でも、この話を避けていると、経済学者のとんでもない理論のために私達の命も脅かされてしまうのです。

 

例えばこちらの記事が典型ですが、国民の人生を左右するような政策を提案しながら、実のところ自分は「お金とは何なのか」すら全く理解していないというトンチンカン経済学者の典型。

これはニッセイ基礎研究所の専務理事という肩書の人物のものですが、これ位の地位の経済学の専門家でも、「お金って何なのか?」を理解していないことが明らかに分かります。

 

曰く 

社会資本を使用可能な状態に維持するには、毎年相応の維持コストがかかるだけでなく、何十年かに一度は大規模な改修工事を行う必要がある。

(中略)

社会資本を作れば子供や孫の世代も利用できるので資産になるが、一方でそれを維持・更新する費用が将来の世代の負担として生じることになる。社会資本を後世代にできるだけ多く残せば、それだけ将来世代が助かるというわけではない。人口減少が予想されている我が国では、利用者が大きく減少する施設の発生が予想される上、社会資本整備に割ける費用も大きく伸ばすことは難しくなるので、現在保有している社会資本を全て維持した上で、さらに新しい社会資本の整備を行うことは無理だ。

 とのことです。

難しい言葉で書いていますが、要するにこういうことです。

 

「日本は借金大国でお金がない。災害対策でインフラが必要だとか言ったって、建設費用だけでなく、その維持の費用も掛かるんだぞ。お前らわかってんのか?

そんな金が掛かることをやるくらいだったら、危ない所からはさっさと引っ越してインフラに投資する費用を削れ!」

 

と。

 

はっきり言って、この人は経済の専門家でありながら「お金とは何か?」を全く理解していません。昔の大判小判のように使えば無くなるもので、お金は有限だと思っているのです。

ズバリ、これは西欧が中南米に侵略して金銀財宝をぶんどり、それを富の源泉にしていた「中世の価値観」です。

 

前回の投稿で紹介した現代貨幣理論でもそうですし、歴史的に見てもそうなのですが、お金というのは誰かが誰かに貸し付けた「債務の記録」です。具体的には銀行が誰かに貸し付けた時に生み出されるものなのです。

<参考: 前回取り上げた現代貨幣理論>

 

したがって、貸付が増えるほど世の中に出回るお金も増えます。

現在の日本でお金が不足しているのは、銀行から貸付を受けようとする人がいない・・・つまり個人や民間企業が借金をしてまでお金を使おうと思ってないからです。

 

だから、むしろ「通貨発行権」といういくらでもお金を生み出せる宇宙最強の権力を持つ日本政府がガンガンお金を使えば、世の中に流通するお金が増えるのです。

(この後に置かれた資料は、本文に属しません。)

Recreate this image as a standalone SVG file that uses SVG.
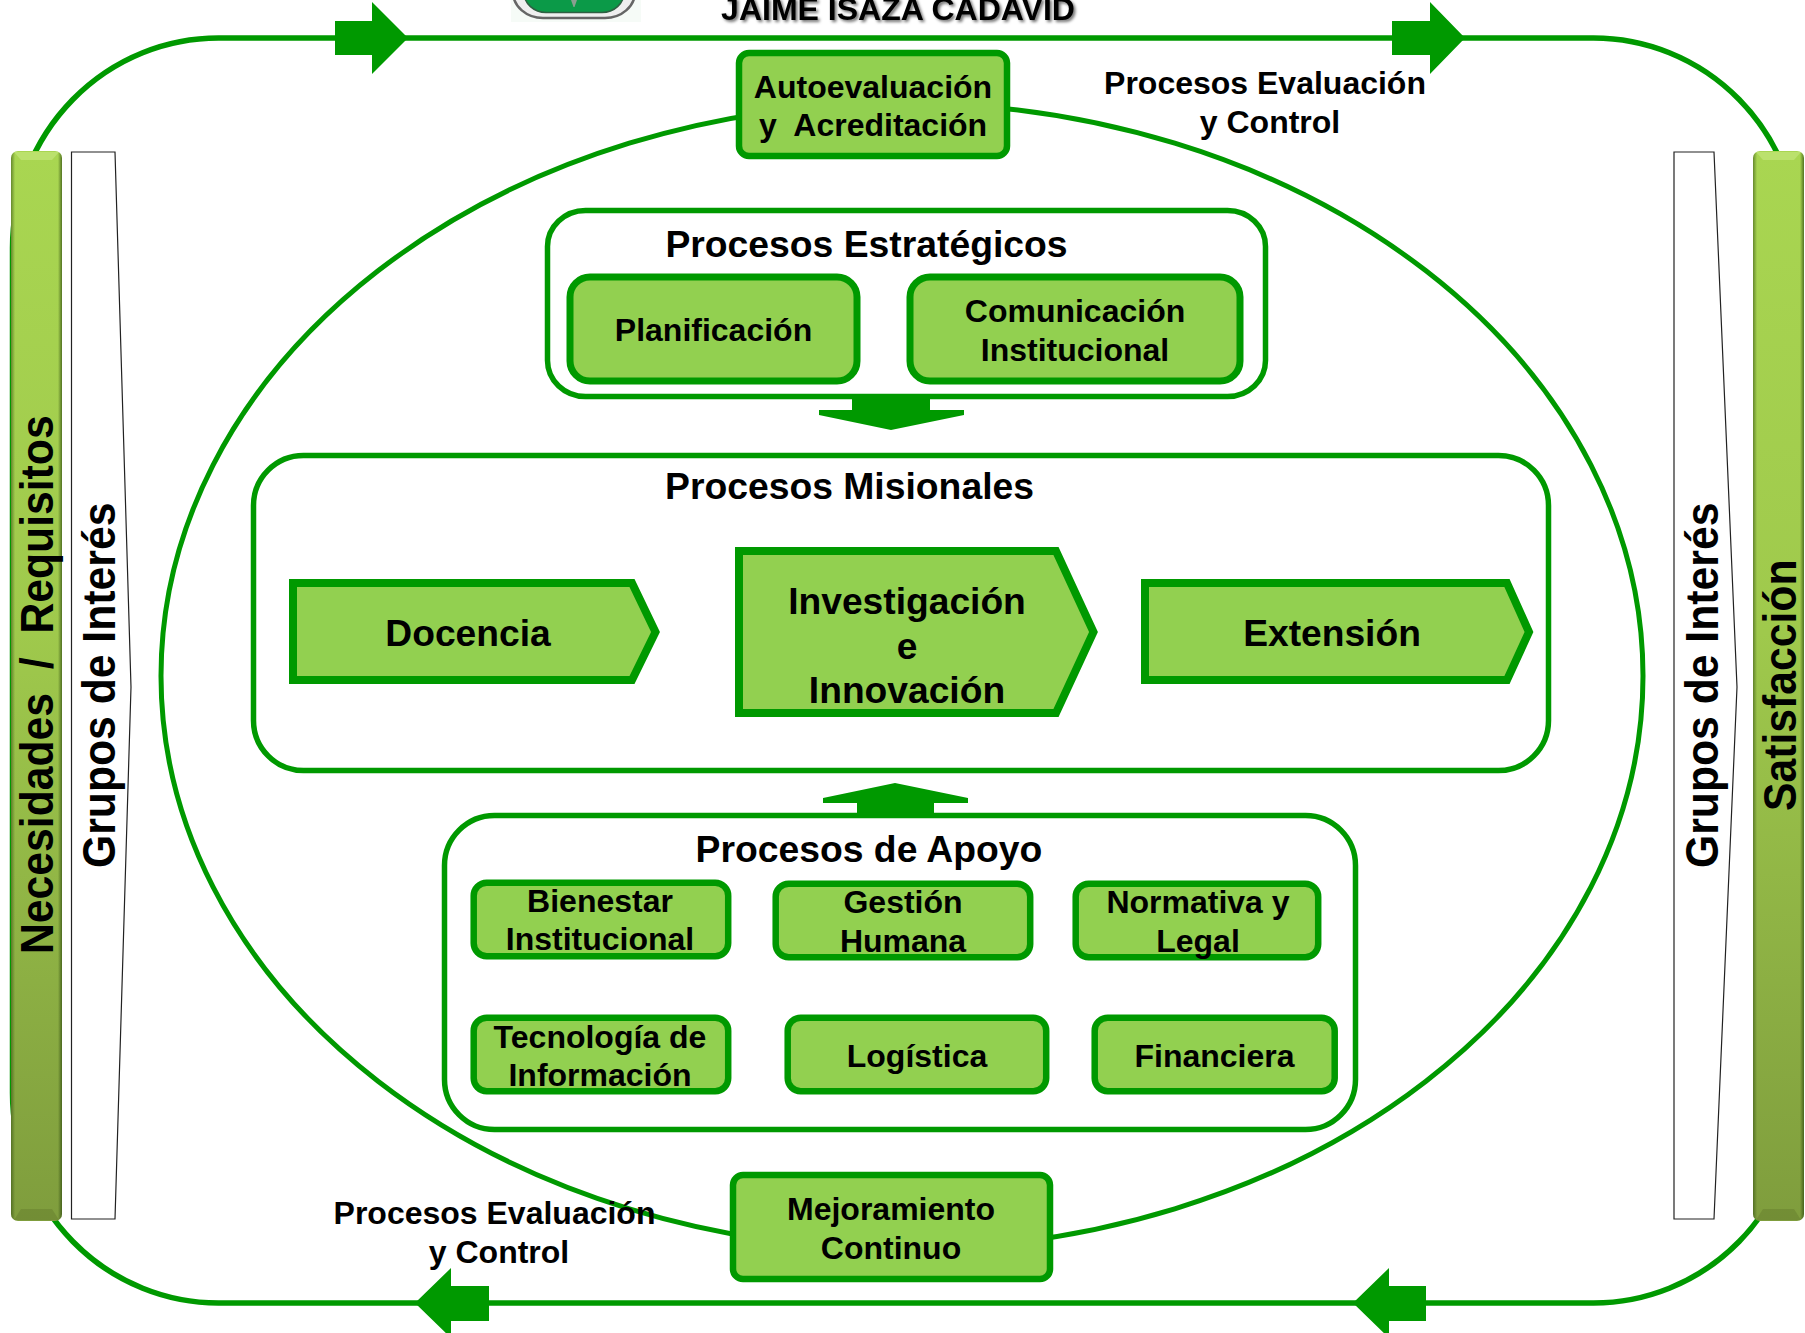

そういう意味では、むしろ昨今の災害の増加に対応して国土強靭化を図ることは、是非とも日本政府がガンガンお金を使って行うべきなのです。

「お金は天下の周りもの」とは昔から言いますが

 

個人もお金を使わない。

企業もお金を使わない。

政府もお金を使わない。

 

そんなんじゃ、世の中が潤うわけがないのです。

確かに個人や企業はお金を発行する権限がありませんから、手元にあるお金で何とか対応するしかありません。しかし、国家は違います。国家は通貨を発行できる権利があり、日本のように自国通貨で運用している国であれば、いくらでもお金は発行できるのです (実際にはインフレ率という制限があり「無制限」ではありませんが、面倒くさい話になるのでここでは割愛)。

 

そんなことも知らずに「インフラ整備は将来世代への負担になるから止めろ。諦めて、ふるさと捨てて都会に移れ」などという経済学者には「経済」を語る資格はありません!